■ AIM OF THE EXERCISE: Quote the data exactly, first line to the line containing "import plotly.graph_objects as go", with no pictures.

■ DATA SECTION:
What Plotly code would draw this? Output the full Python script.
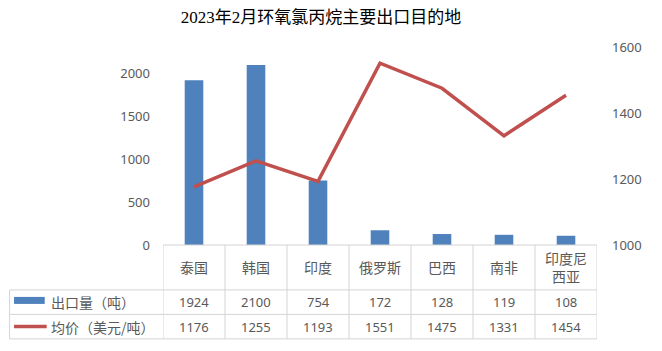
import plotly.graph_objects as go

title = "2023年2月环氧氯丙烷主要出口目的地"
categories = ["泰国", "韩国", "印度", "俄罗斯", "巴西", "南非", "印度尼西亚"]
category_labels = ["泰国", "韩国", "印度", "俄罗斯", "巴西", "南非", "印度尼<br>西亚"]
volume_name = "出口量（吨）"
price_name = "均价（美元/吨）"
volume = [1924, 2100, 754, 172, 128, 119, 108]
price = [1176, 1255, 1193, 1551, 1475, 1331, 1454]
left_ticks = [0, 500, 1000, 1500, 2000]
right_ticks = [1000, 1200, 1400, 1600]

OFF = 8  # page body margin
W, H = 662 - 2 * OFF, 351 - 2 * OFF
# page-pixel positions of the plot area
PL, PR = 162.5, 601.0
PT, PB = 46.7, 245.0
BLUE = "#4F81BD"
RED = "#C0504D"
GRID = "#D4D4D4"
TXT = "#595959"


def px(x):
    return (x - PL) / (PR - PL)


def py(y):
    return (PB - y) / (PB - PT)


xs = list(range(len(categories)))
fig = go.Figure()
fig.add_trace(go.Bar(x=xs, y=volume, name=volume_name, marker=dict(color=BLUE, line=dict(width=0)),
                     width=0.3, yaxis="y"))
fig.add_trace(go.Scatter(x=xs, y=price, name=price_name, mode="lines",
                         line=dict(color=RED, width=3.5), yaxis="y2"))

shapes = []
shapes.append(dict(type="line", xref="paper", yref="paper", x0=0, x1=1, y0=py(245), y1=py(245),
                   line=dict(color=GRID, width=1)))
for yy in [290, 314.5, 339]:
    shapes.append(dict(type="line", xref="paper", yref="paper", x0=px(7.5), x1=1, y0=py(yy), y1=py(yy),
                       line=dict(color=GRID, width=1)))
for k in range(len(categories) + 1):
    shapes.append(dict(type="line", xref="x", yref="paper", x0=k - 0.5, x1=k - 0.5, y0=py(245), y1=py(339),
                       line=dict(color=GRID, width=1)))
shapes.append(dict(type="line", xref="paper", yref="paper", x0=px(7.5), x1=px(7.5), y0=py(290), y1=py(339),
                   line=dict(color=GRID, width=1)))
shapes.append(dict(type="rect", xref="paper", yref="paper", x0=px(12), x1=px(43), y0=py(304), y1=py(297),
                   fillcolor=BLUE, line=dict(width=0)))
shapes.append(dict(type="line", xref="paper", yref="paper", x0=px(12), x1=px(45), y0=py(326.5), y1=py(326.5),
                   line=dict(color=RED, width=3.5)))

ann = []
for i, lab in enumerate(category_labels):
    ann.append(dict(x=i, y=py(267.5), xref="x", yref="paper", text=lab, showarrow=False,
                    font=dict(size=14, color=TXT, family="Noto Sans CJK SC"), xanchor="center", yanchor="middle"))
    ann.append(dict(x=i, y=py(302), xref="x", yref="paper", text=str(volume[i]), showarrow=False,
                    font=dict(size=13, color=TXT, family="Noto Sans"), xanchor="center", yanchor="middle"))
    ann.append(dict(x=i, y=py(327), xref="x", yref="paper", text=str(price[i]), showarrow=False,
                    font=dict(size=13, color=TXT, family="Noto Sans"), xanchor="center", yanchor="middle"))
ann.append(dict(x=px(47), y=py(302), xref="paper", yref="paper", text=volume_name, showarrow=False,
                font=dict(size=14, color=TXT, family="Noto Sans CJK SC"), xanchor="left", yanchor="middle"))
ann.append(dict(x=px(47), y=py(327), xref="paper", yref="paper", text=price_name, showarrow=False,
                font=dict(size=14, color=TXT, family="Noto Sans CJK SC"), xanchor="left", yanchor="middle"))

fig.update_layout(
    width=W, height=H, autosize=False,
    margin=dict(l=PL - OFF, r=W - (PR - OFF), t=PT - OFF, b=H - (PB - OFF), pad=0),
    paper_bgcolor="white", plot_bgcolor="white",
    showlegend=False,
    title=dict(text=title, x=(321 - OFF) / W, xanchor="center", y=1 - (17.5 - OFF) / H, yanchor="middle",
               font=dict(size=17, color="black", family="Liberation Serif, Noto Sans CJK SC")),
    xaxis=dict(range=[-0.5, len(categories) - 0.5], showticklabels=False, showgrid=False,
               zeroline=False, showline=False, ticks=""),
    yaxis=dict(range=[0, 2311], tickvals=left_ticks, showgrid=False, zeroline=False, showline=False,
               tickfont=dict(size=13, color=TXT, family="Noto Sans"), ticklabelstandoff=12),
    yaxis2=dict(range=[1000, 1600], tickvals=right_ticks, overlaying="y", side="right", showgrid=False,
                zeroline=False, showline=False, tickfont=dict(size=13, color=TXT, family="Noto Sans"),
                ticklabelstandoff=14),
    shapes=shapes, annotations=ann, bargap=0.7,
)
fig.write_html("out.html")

■ ANSWER TO THE TASK:
What Plotly code would draw this? Output the full Python script.
import plotly.graph_objects as go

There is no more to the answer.